La ‘ndrangheta in Liguria (operazione “Maglio 3” del 2011), con le relative diramazioni nel Basso Piemonte (operazione “Maglio – Albachiara” sempre del 2011) esiste! Dopo 7 anni di udienze, sentenza ribaltata dopo le assoluzioni del primo processo di appello, rigettate dalla Cassazione, da cui è poi scaturito questo secondo processo con sentenze di condanna per 416bis.

Gli accusati sono ‘ndranghetisti. Alcuni di loro sono affiliati al locale di Ventimiglia, territorio dove la presenza della mafia calabrese era stata già certificata dalla sentenza “La Svolta”. E per loro ieri pomeriggio, è arrivata la condanna per associazione a delinquere di stampo mafioso: sei anni di carcere ciascuno.

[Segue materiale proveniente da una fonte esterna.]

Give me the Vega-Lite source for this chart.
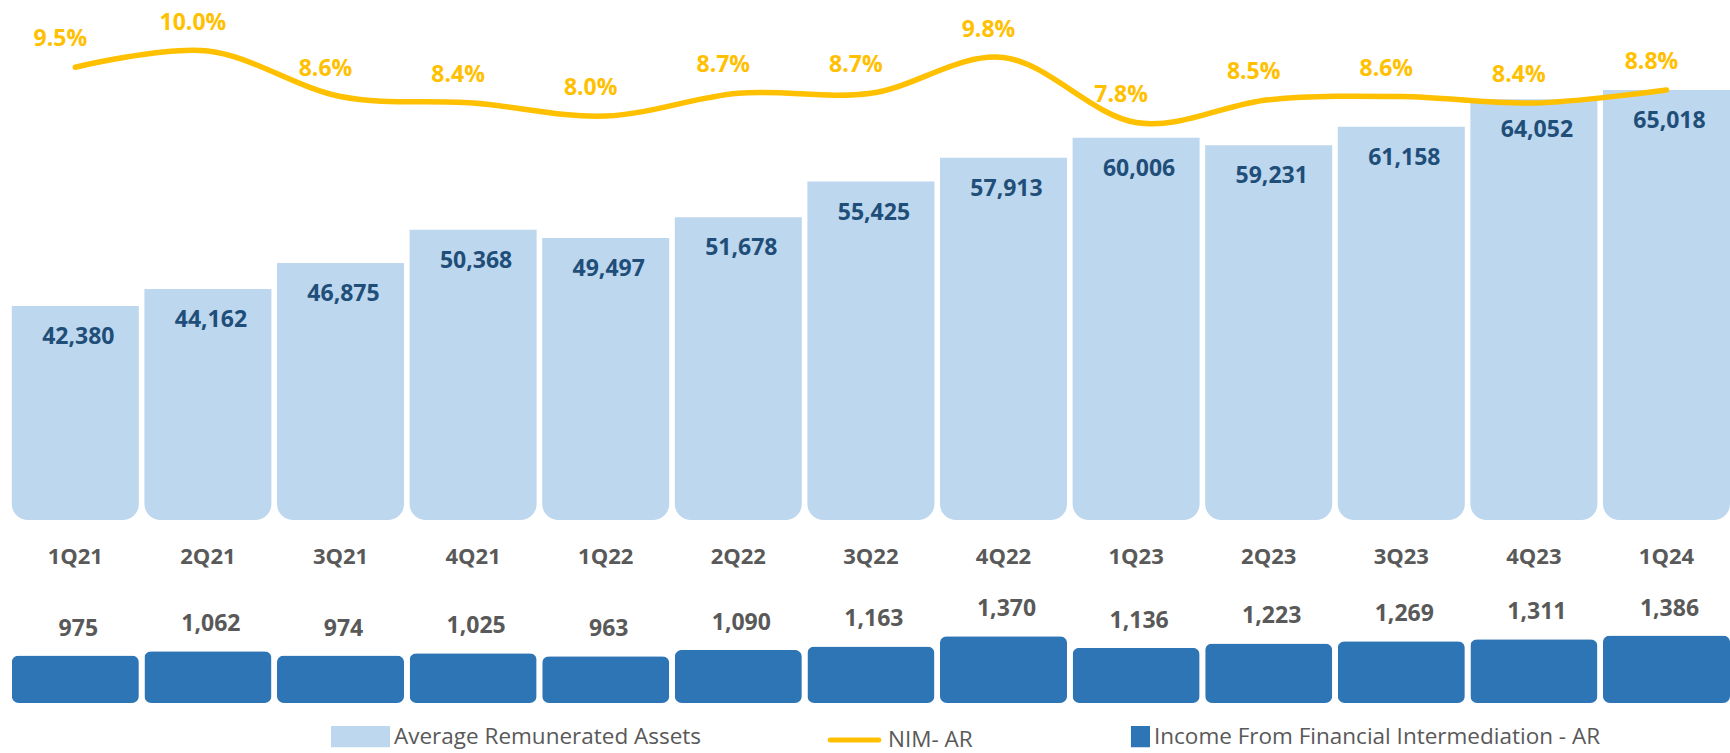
{
  "$schema": "https://vega.github.io/schema/vega-lite/v6.json",
  "padding": 0,
  "bounds": "flush",
  "spacing": 80,
  "background": "white",
  "config": {"view": {"stroke": null}, "font": "Open Sans"},
  "data": {"values": [
    {"q": "1Q21", "assets": 42380, "nim": 0.095, "income": 975},
    {"q": "2Q21", "assets": 44162, "nim": 0.100, "income": 1062},
    {"q": "3Q21", "assets": 46875, "nim": 0.086, "income": 974},
    {"q": "4Q21", "assets": 50368, "nim": 0.084, "income": 1025},
    {"q": "1Q22", "assets": 49497, "nim": 0.080, "income": 963},
    {"q": "2Q22", "assets": 51678, "nim": 0.087, "income": 1090},
    {"q": "3Q22", "assets": 55425, "nim": 0.087, "income": 1163},
    {"q": "4Q22", "assets": 57913, "nim": 0.098, "income": 1370},
    {"q": "1Q23", "assets": 60006, "nim": 0.078, "income": 1136},
    {"q": "2Q23", "assets": 59231, "nim": 0.085, "income": 1223},
    {"q": "3Q23", "assets": 61158, "nim": 0.086, "income": 1269},
    {"q": "4Q23", "assets": 64052, "nim": 0.084, "income": 1311},
    {"q": "1Q24", "assets": 65018, "nim": 0.088, "income": 1386}
  ]},
  "vconcat": [
    {
      "width": 1730,
      "height": 520,
      "encoding": {
        "x": {
          "field": "q", "type": "nominal", "sort": null,
          "scale": {"paddingInner": 0.042, "paddingOuter": 0.0445, "align": 1},
          "axis": {"title": null, "domain": false, "ticks": false, "tickSize": 0, "labelPadding": 26, "labelFontSize": 22, "labelFontWeight": "bold", "labelColor": "#595959", "labelAngle": 0, "labelBaseline": "top", "labelFont": "Open Sans"}
        }
      },
      "layer": [
        {
          "encoding": {
            "y": {"field": "assets", "type": "quantitative", "scale": {"domain": [19950, 74452], "nice": false, "zero": false}, "axis": null}
          },
          "layer": [
            {
              "mark": {"type": "bar", "cornerRadiusBottomLeft": 16, "cornerRadiusBottomRight": 16},
              "encoding": {
                "y2": {"datum": 19950},
                "color": {
                  "datum": "Average Remunerated Assets", "type": "nominal",
                  "scale": {"domain": ["Average Remunerated Assets", "NIM- AR", "Income From Financial Intermediation - AR"], "range": ["#BDD7EE", "#FFC000", "#2E75B6"]},
                  "legend": {
                    "orient": "none", "legendX": 331, "legendY": 707, "direction": "horizontal", "title": null,
                    "symbolSize": 2916, "labelFontSize": 22.5, "labelColor": "#595959", "labelFont": "Open Sans",
                    "labelOffset": 4, "columnPadding": 118, "labelLimit": 0,
                    "encode": {"symbols": {"update": {
                      "shape": {"signal": "datum.value === 'NIM- AR' ? 'M-0.9,0H0.9' : datum.value === 'Average Remunerated Assets' ? 'M-1,-0.3H1V0.3H-1Z' : 'M0.48,-0.3H1V0.3H0.48Z'"},
                      "fill": {"signal": "datum.value === 'NIM- AR' ? 'transparent' : datum.value === 'Average Remunerated Assets' ? '#BDD7EE' : '#2E75B6'"},
                      "stroke": {"signal": "datum.value === 'NIM- AR' ? '#FFC000' : 'transparent'"},
                      "strokeWidth": {"value": 5},
                      "strokeCap": {"value": "round"},
                      "opacity": {"value": 1}
                    }}}
                  }
                }
              }
            },
            {
              "mark": {"type": "text", "fontSize": 23, "fontWeight": "bold", "fill": "#1F4E79", "baseline": "middle", "dy": 31, "dx": 3},
              "encoding": {"text": {"field": "assets", "type": "quantitative", "format": ","}}
            }
          ]
        },
        {
          "encoding": {
            "y": {"field": "nim", "type": "quantitative", "scale": {"domain": [-0.0443, 0.1157], "nice": false, "zero": false}, "axis": null}
          },
          "layer": [
            {
              "mark": {"type": "line", "interpolate": "cardinal", "tension": 0, "strokeWidth": 5.5, "strokeCap": "round"},
              "encoding": {
                "color": {
                  "datum": "NIM- AR", "type": "nominal",
                  "scale": {"domain": ["Average Remunerated Assets", "NIM- AR", "Income From Financial Intermediation - AR"], "range": ["#BDD7EE", "#FFC000", "#2E75B6"]}
                }
              }
            },
            {
              "mark": {"type": "text", "fontSize": 23, "fontWeight": "bold", "fill": "#FFC000", "baseline": "middle", "dy": -28, "dx": -15},
              "encoding": {"text": {"field": "nim", "type": "quantitative", "format": ".1%"}}
            }
          ]
        }
      ],
      "resolve": {"scale": {"y": "independent"}}
    },
    {
      "width": 1730,
      "height": 103,
      "encoding": {
        "x": {
          "field": "q", "type": "nominal", "sort": null,
          "scale": {"paddingInner": 0.042, "paddingOuter": 0.0445, "align": 1},
          "axis": null
        },
        "y": {"field": "income", "type": "quantitative", "scale": {"domain": [0, 2117], "nice": false, "zero": true}, "axis": null}
      },
      "layer": [
        {
          "mark": {"type": "bar", "cornerRadius": 7},
          "encoding": {
            "color": {
              "datum": "Income From Financial Intermediation - AR", "type": "nominal",
              "scale": {"domain": ["Average Remunerated Assets", "NIM- AR", "Income From Financial Intermediation - AR"], "range": ["#BDD7EE", "#FFC000", "#2E75B6"]}
            }
          }
        },
        {
          "mark": {"type": "text", "fontSize": 23, "fontWeight": "bold", "fill": "#595959", "baseline": "middle", "dy": -27, "dx": 3},
          "encoding": {"text": {"field": "income", "type": "quantitative", "format": ","}}
        }
      ]
    }
  ]
}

È questo il verdetto del processo “bis” di secondo grado scaturito dall’operazione “Maglio 3” del Ros dei carabinieri contro le ”locali” della ’ndrangheta in Liguria, scattata nel giugno 2011; ieri, davanti ai giudici della prima sezione, sono comparsi dieci imputati accusati di essere i referenti delle cosche calabresi in regione. Nove sono stati condannati, uno assolto, che era ritenuto l’esponente dei clan a Sarzana.

Il loro difensore ieri mattina aveva sostenuto la tesi della mancata esternazione del metodo mafioso. La stessa tesi che aveva portato all’assoluzione sia in primo grado, davanti al gip di Genova, che in un primo processo d’appello. Ma poi era intervenuta la Cassazione, annullando la decisione dei giudici genovesi e rimandando il processo ad una diversa sezione della Corte d’Appello.

Il motivo? Per la Suprema Corte, essere affiliati alla ’ndrangheta e muoversi da ’ndranghetisti è sufficiente per la contestazione del reato di associazione a delinquere di stampo mafioso: «La prova degli elementi caratterizzanti può essere desunta anche con metodo logico-induttivo, in base ai rilievi che il clan presenti tutti gli indici rivelatori del fenomeno mafioso: segretezza del vincolo, rapporti di comparaggio fra gli adepti, uso di un rituale particolare per l’iniziazione dei nuovi soci, rispetto assoluto del vincolo gerarchico, linguaggio criptico e in generale una costantemente affermata separatezza delle questioni di ’ndrangheta rispetto alle ordinarie dinamiche relazionali». E, adesso, con la sentenza di ieri viene data una precisa chiave di lettura a quanto era emerso dalle indagini del Ros dell’Arma, allora coordinati dal pm della Dda Alberto Lari, oggi procuratore capo a Imperia.

Si attendono ora le motivazioni della sentenza.